— start of RECORDED INFORMATION —

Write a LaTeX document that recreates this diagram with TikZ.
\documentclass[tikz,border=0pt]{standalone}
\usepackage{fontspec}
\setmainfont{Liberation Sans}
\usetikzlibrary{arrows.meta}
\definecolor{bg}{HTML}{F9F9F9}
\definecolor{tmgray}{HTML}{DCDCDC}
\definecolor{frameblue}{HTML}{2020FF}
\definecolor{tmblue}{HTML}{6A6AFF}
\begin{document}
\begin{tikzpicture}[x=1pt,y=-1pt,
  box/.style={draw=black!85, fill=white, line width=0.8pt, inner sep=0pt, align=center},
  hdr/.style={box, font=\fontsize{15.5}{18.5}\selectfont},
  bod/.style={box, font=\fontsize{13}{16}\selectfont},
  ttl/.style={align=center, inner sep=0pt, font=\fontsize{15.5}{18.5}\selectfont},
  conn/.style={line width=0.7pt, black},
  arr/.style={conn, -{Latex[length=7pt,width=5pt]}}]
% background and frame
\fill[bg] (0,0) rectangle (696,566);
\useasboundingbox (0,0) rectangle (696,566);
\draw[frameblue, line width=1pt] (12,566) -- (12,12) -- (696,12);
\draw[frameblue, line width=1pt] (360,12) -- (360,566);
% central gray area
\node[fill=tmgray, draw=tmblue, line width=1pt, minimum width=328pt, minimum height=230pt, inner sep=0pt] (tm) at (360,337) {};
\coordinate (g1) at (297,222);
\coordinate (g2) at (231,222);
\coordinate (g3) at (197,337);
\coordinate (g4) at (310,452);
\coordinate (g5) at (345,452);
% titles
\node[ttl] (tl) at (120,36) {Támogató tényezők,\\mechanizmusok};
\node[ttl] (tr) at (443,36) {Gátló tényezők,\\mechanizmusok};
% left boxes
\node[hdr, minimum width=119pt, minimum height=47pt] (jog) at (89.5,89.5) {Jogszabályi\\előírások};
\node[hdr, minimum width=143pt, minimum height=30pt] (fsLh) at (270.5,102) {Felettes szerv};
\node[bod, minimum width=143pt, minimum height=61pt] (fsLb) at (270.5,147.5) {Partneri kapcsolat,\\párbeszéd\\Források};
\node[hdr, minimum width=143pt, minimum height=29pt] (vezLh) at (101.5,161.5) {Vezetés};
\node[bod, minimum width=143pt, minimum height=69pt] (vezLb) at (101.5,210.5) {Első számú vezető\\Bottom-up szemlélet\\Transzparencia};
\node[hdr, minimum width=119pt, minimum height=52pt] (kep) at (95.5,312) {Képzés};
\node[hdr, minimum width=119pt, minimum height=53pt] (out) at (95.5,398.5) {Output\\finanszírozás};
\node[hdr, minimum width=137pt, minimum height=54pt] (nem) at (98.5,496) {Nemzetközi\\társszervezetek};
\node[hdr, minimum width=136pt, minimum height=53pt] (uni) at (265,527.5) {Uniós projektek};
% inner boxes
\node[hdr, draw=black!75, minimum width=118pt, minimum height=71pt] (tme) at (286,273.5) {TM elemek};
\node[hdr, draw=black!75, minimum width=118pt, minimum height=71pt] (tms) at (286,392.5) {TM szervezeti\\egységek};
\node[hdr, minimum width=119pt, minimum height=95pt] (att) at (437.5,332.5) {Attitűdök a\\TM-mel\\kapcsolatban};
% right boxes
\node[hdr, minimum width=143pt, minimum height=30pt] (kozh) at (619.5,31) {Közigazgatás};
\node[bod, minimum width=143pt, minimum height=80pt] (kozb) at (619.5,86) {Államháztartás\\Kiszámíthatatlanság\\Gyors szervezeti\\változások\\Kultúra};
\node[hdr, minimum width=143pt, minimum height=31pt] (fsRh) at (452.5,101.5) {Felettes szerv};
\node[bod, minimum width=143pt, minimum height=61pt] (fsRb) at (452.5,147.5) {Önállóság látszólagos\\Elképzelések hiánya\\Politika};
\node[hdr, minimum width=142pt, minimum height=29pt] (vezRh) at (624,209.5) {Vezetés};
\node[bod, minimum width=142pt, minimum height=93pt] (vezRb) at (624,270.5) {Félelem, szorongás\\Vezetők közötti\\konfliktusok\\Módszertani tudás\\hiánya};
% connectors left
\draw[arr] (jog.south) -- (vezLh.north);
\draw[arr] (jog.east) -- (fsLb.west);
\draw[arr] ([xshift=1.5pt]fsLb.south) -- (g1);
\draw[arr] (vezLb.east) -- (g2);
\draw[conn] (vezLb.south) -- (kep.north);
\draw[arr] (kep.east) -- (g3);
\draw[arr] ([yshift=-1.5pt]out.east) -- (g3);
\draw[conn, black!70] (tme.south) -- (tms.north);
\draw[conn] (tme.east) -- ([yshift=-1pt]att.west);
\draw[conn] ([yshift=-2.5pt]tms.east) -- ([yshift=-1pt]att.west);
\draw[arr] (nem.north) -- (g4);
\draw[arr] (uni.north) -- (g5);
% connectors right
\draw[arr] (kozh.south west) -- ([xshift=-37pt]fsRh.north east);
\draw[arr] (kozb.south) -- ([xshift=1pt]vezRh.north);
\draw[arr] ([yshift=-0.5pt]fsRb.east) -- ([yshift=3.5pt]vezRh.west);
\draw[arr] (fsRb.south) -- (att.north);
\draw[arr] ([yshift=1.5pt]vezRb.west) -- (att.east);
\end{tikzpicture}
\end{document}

— end of RECORDED INFORMATION —

WHAT NEEDS TO BE DONE: Reproduce the listing in full. Keep it exactly as written.

SOLVED EXERCISE:
Write a LaTeX document that recreates this diagram with TikZ.
\documentclass[tikz,border=0pt]{standalone}
\usepackage{fontspec}
\setmainfont{Liberation Sans}
\usetikzlibrary{arrows.meta}
\definecolor{bg}{HTML}{F9F9F9}
\definecolor{tmgray}{HTML}{DCDCDC}
\definecolor{frameblue}{HTML}{2020FF}
\definecolor{tmblue}{HTML}{6A6AFF}
\begin{document}
\begin{tikzpicture}[x=1pt,y=-1pt,
  box/.style={draw=black!85, fill=white, line width=0.8pt, inner sep=0pt, align=center},
  hdr/.style={box, font=\fontsize{15.5}{18.5}\selectfont},
  bod/.style={box, font=\fontsize{13}{16}\selectfont},
  ttl/.style={align=center, inner sep=0pt, font=\fontsize{15.5}{18.5}\selectfont},
  conn/.style={line width=0.7pt, black},
  arr/.style={conn, -{Latex[length=7pt,width=5pt]}}]
% background and frame
\fill[bg] (0,0) rectangle (696,566);
\useasboundingbox (0,0) rectangle (696,566);
\draw[frameblue, line width=1pt] (12,566) -- (12,12) -- (696,12);
\draw[frameblue, line width=1pt] (360,12) -- (360,566);
% central gray area
\node[fill=tmgray, draw=tmblue, line width=1pt, minimum width=328pt, minimum height=230pt, inner sep=0pt] (tm) at (360,337) {};
\coordinate (g1) at (297,222);
\coordinate (g2) at (231,222);
\coordinate (g3) at (197,337);
\coordinate (g4) at (310,452);
\coordinate (g5) at (345,452);
% titles
\node[ttl] (tl) at (120,36) {Támogató tényezők,\\mechanizmusok};
\node[ttl] (tr) at (443,36) {Gátló tényezők,\\mechanizmusok};
% left boxes
\node[hdr, minimum width=119pt, minimum height=47pt] (jog) at (89.5,89.5) {Jogszabályi\\előírások};
\node[hdr, minimum width=143pt, minimum height=30pt] (fsLh) at (270.5,102) {Felettes szerv};
\node[bod, minimum width=143pt, minimum height=61pt] (fsLb) at (270.5,147.5) {Partneri kapcsolat,\\párbeszéd\\Források};
\node[hdr, minimum width=143pt, minimum height=29pt] (vezLh) at (101.5,161.5) {Vezetés};
\node[bod, minimum width=143pt, minimum height=69pt] (vezLb) at (101.5,210.5) {Első számú vezető\\Bottom-up szemlélet\\Transzparencia};
\node[hdr, minimum width=119pt, minimum height=52pt] (kep) at (95.5,312) {Képzés};
\node[hdr, minimum width=119pt, minimum height=53pt] (out) at (95.5,398.5) {Output\\finanszírozás};
\node[hdr, minimum width=137pt, minimum height=54pt] (nem) at (98.5,496) {Nemzetközi\\társszervezetek};
\node[hdr, minimum width=136pt, minimum height=53pt] (uni) at (265,527.5) {Uniós projektek};
% inner boxes
\node[hdr, draw=black!75, minimum width=118pt, minimum height=71pt] (tme) at (286,273.5) {TM elemek};
\node[hdr, draw=black!75, minimum width=118pt, minimum height=71pt] (tms) at (286,392.5) {TM szervezeti\\egységek};
\node[hdr, minimum width=119pt, minimum height=95pt] (att) at (437.5,332.5) {Attitűdök a\\TM-mel\\kapcsolatban};
% right boxes
\node[hdr, minimum width=143pt, minimum height=30pt] (kozh) at (619.5,31) {Közigazgatás};
\node[bod, minimum width=143pt, minimum height=80pt] (kozb) at (619.5,86) {Államháztartás\\Kiszámíthatatlanság\\Gyors szervezeti\\változások\\Kultúra};
\node[hdr, minimum width=143pt, minimum height=31pt] (fsRh) at (452.5,101.5) {Felettes szerv};
\node[bod, minimum width=143pt, minimum height=61pt] (fsRb) at (452.5,147.5) {Önállóság látszólagos\\Elképzelések hiánya\\Politika};
\node[hdr, minimum width=142pt, minimum height=29pt] (vezRh) at (624,209.5) {Vezetés};
\node[bod, minimum width=142pt, minimum height=93pt] (vezRb) at (624,270.5) {Félelem, szorongás\\Vezetők közötti\\konfliktusok\\Módszertani tudás\\hiánya};
% connectors left
\draw[arr] (jog.south) -- (vezLh.north);
\draw[arr] (jog.east) -- (fsLb.west);
\draw[arr] ([xshift=1.5pt]fsLb.south) -- (g1);
\draw[arr] (vezLb.east) -- (g2);
\draw[conn] (vezLb.south) -- (kep.north);
\draw[arr] (kep.east) -- (g3);
\draw[arr] ([yshift=-1.5pt]out.east) -- (g3);
\draw[conn, black!70] (tme.south) -- (tms.north);
\draw[conn] (tme.east) -- ([yshift=-1pt]att.west);
\draw[conn] ([yshift=-2.5pt]tms.east) -- ([yshift=-1pt]att.west);
\draw[arr] (nem.north) -- (g4);
\draw[arr] (uni.north) -- (g5);
% connectors right
\draw[arr] (kozh.south west) -- ([xshift=-37pt]fsRh.north east);
\draw[arr] (kozb.south) -- ([xshift=1pt]vezRh.north);
\draw[arr] ([yshift=-0.5pt]fsRb.east) -- ([yshift=3.5pt]vezRh.west);
\draw[arr] (fsRb.south) -- (att.north);
\draw[arr] ([yshift=1.5pt]vezRb.west) -- (att.east);
\end{tikzpicture}
\end{document}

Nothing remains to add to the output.